A.G. Barlewi Wow! What am I reading hear? " I tend to shy away whn my group has too many BLACK ppl" thts crazy ridiculous, if I may say so myself. While ur shying away from your own ppl, u cld/shld encourage those tht perhaps are afraid or simply a bit uncomfortable to emmerse themselves in their new environment to open up a bit more and take steps out of their isolated boxes. Ur shying away is just as bad, if not worse, as only wanting to communicate wth othr Black Americans or othr Black ppl period.
@Stacy I understand your question and I agree tht while living in anothr country/culture/way of life other than our own, sure it is quite important to engulf urself and become acclaimated in the new environment.
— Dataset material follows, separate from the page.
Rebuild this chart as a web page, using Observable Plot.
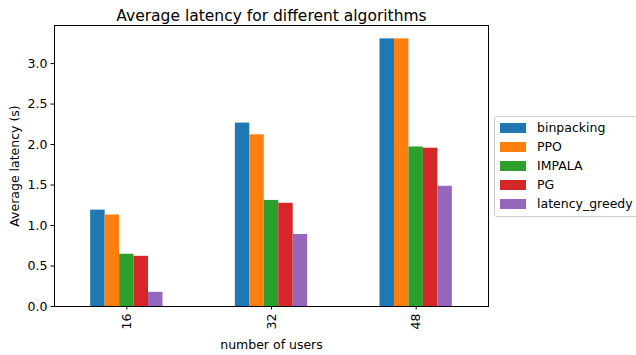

Its important for survival, for understanding their way of life aside from our own norms and traditions, but to shy away from or turn your back to/on othr Blacks simply bc we are Black or bc YOUR "group" has too many Blacks, is simply THE MOST! Wow!

If I may ask Sophia, which country are u currently living in and how long hav u lived there?
Tuesday at 3:30pm via mobile · Like ·  1

Alona Elisha Ballard I try to hang with people of ALL different backgrounds. I have learned so many beauty tips, recipes and of course the language when I'm not around the people that look like me.
Tuesday at 8:59pm via mobile · Like ·  4

Jamasian Kiana Christie I think Sophia has a point. When I studied abroad hanging out with "too many" black people really detracted from the experience of being abroad. Not many wanted to explore and immerse.
Wednesday at 2:54pm · Like

A.G. Barlewi Wht is then considered "too many"? So then, whn there are so-called "too many", do you then elect not to endulge or interact? So should I b counting Black Americans or Black ppl in general? "Ugh oh, thts too many black folks. Let me make a conscious decision and not "hang" out wth thm bc I'm not going to get the full experience of this country." Thanks for the tips guys. I'm taking notes, and sure to have an awesome and more cultural experience starting now and when I relocate to my nxt country. " Look, ladies, sure it is absolutely important to interact and mingle wth locals of the country to experience and learn many things tht u typically wld not and cld not learn and or experience wth anthr expat, hwevr alloting not to engage othr Blacks simply bc they r black, is, in my opinion, discriminative. Many of you ladies are teachers, I presume, or students and or othr professionals, tho as teachers, a sense of learning and sharing togethr. We are all abroad bc we subscribed to new experiences and ways of thinking outside our normal "Black American" box..some of us more agressive than the othr. We are all students in these foregn lands, but its equally important to serv a educator as well. Each one Must Teach One.
Much love WOCLA!
Wednesday at 6:16pm via mobile · Like

Lisa Hayes WHen in Korea (back in 1990-1991) I lived with a korean family who spoke very little english. I used and was studying Korean. I had some western friends, and some black and african included, but saw them seldom. I spent my personal time in coffee shops writing letters to friends, and visiting sites with Korean friends who also spoke little english.
Wednesday at 6:23pm · Like ·  3

Sophia Walker WOW 1991!!! You should come back one day and see how much it has changed if you haven't already been to visit!
Wednesday at 7:59pm · Like ·  1

Sophia Walker ‎Tasha I was thinking about your farewell dinner and I loved how there were so many different people and backgrounds at your party!